Task instructions >> Render the material again word for word, skipping the pictures in it.

- - - -

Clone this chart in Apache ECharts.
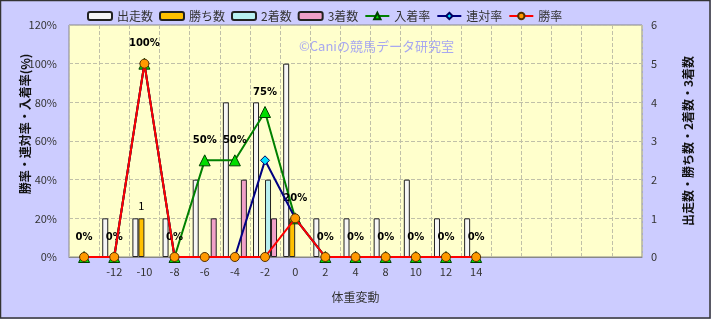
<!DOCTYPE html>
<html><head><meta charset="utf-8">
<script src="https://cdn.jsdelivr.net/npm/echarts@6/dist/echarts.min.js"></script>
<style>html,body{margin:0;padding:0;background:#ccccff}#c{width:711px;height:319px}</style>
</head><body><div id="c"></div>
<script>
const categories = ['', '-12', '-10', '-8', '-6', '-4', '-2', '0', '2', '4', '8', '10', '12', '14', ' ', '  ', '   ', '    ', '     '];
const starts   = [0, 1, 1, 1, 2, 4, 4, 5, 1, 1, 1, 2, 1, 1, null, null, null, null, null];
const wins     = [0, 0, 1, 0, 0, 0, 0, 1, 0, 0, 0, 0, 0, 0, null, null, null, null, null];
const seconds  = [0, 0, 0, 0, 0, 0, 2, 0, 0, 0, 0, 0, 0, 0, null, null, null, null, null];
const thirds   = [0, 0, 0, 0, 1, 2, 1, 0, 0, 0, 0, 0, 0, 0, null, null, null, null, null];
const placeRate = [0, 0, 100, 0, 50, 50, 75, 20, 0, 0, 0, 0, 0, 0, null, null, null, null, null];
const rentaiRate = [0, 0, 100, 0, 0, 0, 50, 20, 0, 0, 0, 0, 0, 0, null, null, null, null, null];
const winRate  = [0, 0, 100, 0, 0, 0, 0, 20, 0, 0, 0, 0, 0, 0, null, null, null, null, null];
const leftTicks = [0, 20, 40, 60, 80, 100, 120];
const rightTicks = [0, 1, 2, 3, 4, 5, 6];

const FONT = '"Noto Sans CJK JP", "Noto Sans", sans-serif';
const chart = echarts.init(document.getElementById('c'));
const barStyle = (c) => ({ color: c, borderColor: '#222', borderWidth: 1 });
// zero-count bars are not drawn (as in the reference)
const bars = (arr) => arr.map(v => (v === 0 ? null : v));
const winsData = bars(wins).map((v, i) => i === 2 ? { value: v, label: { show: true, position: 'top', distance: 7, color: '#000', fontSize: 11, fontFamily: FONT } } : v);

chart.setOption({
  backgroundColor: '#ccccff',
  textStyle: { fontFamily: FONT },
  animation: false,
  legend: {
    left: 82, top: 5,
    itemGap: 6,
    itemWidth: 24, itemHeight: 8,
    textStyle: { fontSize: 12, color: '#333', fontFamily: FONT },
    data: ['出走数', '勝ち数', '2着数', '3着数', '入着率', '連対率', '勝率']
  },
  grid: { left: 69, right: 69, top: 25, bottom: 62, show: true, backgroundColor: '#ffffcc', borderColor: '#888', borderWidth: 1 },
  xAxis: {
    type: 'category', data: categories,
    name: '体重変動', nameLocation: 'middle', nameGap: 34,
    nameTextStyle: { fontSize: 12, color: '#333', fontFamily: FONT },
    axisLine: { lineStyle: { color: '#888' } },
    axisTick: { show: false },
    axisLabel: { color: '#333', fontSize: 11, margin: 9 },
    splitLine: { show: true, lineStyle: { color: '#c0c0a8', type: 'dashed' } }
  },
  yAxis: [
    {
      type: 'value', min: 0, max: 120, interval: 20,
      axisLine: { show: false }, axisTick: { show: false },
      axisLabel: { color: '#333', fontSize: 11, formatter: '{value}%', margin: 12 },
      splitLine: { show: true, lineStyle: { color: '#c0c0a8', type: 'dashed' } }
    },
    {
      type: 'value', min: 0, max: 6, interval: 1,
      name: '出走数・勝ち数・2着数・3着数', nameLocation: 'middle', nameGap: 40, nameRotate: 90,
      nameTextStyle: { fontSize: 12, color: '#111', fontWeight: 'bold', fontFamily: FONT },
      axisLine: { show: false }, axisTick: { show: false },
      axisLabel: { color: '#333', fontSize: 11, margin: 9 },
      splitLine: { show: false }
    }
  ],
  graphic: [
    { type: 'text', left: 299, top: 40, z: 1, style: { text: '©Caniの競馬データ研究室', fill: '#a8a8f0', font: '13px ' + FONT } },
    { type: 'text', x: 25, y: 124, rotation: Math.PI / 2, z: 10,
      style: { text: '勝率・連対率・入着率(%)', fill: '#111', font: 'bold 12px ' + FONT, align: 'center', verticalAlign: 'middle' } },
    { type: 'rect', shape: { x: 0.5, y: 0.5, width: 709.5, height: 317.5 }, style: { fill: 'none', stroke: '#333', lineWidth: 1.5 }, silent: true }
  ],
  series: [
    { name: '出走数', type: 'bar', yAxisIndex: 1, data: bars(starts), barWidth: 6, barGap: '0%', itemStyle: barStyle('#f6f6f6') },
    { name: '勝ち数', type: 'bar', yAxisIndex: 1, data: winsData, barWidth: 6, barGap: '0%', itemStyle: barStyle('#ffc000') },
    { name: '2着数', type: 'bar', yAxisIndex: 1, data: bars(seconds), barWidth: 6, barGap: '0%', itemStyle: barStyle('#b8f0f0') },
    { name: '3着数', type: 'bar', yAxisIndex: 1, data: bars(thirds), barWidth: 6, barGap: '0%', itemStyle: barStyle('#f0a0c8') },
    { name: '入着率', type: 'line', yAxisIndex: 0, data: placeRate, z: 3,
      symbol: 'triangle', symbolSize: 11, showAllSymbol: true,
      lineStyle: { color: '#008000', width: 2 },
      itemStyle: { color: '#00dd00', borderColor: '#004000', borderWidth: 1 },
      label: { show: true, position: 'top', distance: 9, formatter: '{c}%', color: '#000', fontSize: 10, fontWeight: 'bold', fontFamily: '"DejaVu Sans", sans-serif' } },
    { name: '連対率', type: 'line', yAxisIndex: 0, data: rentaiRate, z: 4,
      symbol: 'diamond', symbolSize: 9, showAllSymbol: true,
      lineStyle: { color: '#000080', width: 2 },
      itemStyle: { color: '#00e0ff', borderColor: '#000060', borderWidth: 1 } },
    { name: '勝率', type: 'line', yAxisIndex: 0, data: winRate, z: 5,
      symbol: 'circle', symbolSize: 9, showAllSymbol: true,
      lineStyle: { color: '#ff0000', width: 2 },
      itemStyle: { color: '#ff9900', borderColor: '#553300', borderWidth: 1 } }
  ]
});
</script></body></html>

- - - -

Expected answer >>
Clone this chart in Apache ECharts.
<!DOCTYPE html>
<html><head><meta charset="utf-8">
<script src="https://cdn.jsdelivr.net/npm/echarts@6/dist/echarts.min.js"></script>
<style>html,body{margin:0;padding:0;background:#ccccff}#c{width:711px;height:319px}</style>
</head><body><div id="c"></div>
<script>
const categories = ['', '-12', '-10', '-8', '-6', '-4', '-2', '0', '2', '4', '8', '10', '12', '14', ' ', '  ', '   ', '    ', '     '];
const starts   = [0, 1, 1, 1, 2, 4, 4, 5, 1, 1, 1, 2, 1, 1, null, null, null, null, null];
const wins     = [0, 0, 1, 0, 0, 0, 0, 1, 0, 0, 0, 0, 0, 0, null, null, null, null, null];
const seconds  = [0, 0, 0, 0, 0, 0, 2, 0, 0, 0, 0, 0, 0, 0, null, null, null, null, null];
const thirds   = [0, 0, 0, 0, 1, 2, 1, 0, 0, 0, 0, 0, 0, 0, null, null, null, null, null];
const placeRate = [0, 0, 100, 0, 50, 50, 75, 20, 0, 0, 0, 0, 0, 0, null, null, null, null, null];
const rentaiRate = [0, 0, 100, 0, 0, 0, 50, 20, 0, 0, 0, 0, 0, 0, null, null, null, null, null];
const winRate  = [0, 0, 100, 0, 0, 0, 0, 20, 0, 0, 0, 0, 0, 0, null, null, null, null, null];
const leftTicks = [0, 20, 40, 60, 80, 100, 120];
const rightTicks = [0, 1, 2, 3, 4, 5, 6];

const FONT = '"Noto Sans CJK JP", "Noto Sans", sans-serif';
const chart = echarts.init(document.getElementById('c'));
const barStyle = (c) => ({ color: c, borderColor: '#222', borderWidth: 1 });
// zero-count bars are not drawn (as in the reference)
const bars = (arr) => arr.map(v => (v === 0 ? null : v));
const winsData = bars(wins).map((v, i) => i === 2 ? { value: v, label: { show: true, position: 'top', distance: 7, color: '#000', fontSize: 11, fontFamily: FONT } } : v);

chart.setOption({
  backgroundColor: '#ccccff',
  textStyle: { fontFamily: FONT },
  animation: false,
  legend: {
    left: 82, top: 5,
    itemGap: 6,
    itemWidth: 24, itemHeight: 8,
    textStyle: { fontSize: 12, color: '#333', fontFamily: FONT },
    data: ['出走数', '勝ち数', '2着数', '3着数', '入着率', '連対率', '勝率']
  },
  grid: { left: 69, right: 69, top: 25, bottom: 62, show: true, backgroundColor: '#ffffcc', borderColor: '#888', borderWidth: 1 },
  xAxis: {
    type: 'category', data: categories,
    name: '体重変動', nameLocation: 'middle', nameGap: 34,
    nameTextStyle: { fontSize: 12, color: '#333', fontFamily: FONT },
    axisLine: { lineStyle: { color: '#888' } },
    axisTick: { show: false },
    axisLabel: { color: '#333', fontSize: 11, margin: 9 },
    splitLine: { show: true, lineStyle: { color: '#c0c0a8', type: 'dashed' } }
  },
  yAxis: [
    {
      type: 'value', min: 0, max: 120, interval: 20,
      axisLine: { show: false }, axisTick: { show: false },
      axisLabel: { color: '#333', fontSize: 11, formatter: '{value}%', margin: 12 },
      splitLine: { show: true, lineStyle: { color: '#c0c0a8', type: 'dashed' } }
    },
    {
      type: 'value', min: 0, max: 6, interval: 1,
      name: '出走数・勝ち数・2着数・3着数', nameLocation: 'middle', nameGap: 40, nameRotate: 90,
      nameTextStyle: { fontSize: 12, color: '#111', fontWeight: 'bold', fontFamily: FONT },
      axisLine: { show: false }, axisTick: { show: false },
      axisLabel: { color: '#333', fontSize: 11, margin: 9 },
      splitLine: { show: false }
    }
  ],
  graphic: [
    { type: 'text', left: 299, top: 40, z: 1, style: { text: '©Caniの競馬データ研究室', fill: '#a8a8f0', font: '13px ' + FONT } },
    { type: 'text', x: 25, y: 124, rotation: Math.PI / 2, z: 10,
      style: { text: '勝率・連対率・入着率(%)', fill: '#111', font: 'bold 12px ' + FONT, align: 'center', verticalAlign: 'middle' } },
    { type: 'rect', shape: { x: 0.5, y: 0.5, width: 709.5, height: 317.5 }, style: { fill: 'none', stroke: '#333', lineWidth: 1.5 }, silent: true }
  ],
  series: [
    { name: '出走数', type: 'bar', yAxisIndex: 1, data: bars(starts), barWidth: 6, barGap: '0%', itemStyle: barStyle('#f6f6f6') },
    { name: '勝ち数', type: 'bar', yAxisIndex: 1, data: winsData, barWidth: 6, barGap: '0%', itemStyle: barStyle('#ffc000') },
    { name: '2着数', type: 'bar', yAxisIndex: 1, data: bars(seconds), barWidth: 6, barGap: '0%', itemStyle: barStyle('#b8f0f0') },
    { name: '3着数', type: 'bar', yAxisIndex: 1, data: bars(thirds), barWidth: 6, barGap: '0%', itemStyle: barStyle('#f0a0c8') },
    { name: '入着率', type: 'line', yAxisIndex: 0, data: placeRate, z: 3,
      symbol: 'triangle', symbolSize: 11, showAllSymbol: true,
      lineStyle: { color: '#008000', width: 2 },
      itemStyle: { color: '#00dd00', borderColor: '#004000', borderWidth: 1 },
      label: { show: true, position: 'top', distance: 9, formatter: '{c}%', color: '#000', fontSize: 10, fontWeight: 'bold', fontFamily: '"DejaVu Sans", sans-serif' } },
    { name: '連対率', type: 'line', yAxisIndex: 0, data: rentaiRate, z: 4,
      symbol: 'diamond', symbolSize: 9, showAllSymbol: true,
      lineStyle: { color: '#000080', width: 2 },
      itemStyle: { color: '#00e0ff', borderColor: '#000060', borderWidth: 1 } },
    { name: '勝率', type: 'line', yAxisIndex: 0, data: winRate, z: 5,
      symbol: 'circle', symbolSize: 9, showAllSymbol: true,
      lineStyle: { color: '#ff0000', width: 2 },
      itemStyle: { color: '#ff9900', borderColor: '#553300', borderWidth: 1 } }
  ]
});
</script></body></html>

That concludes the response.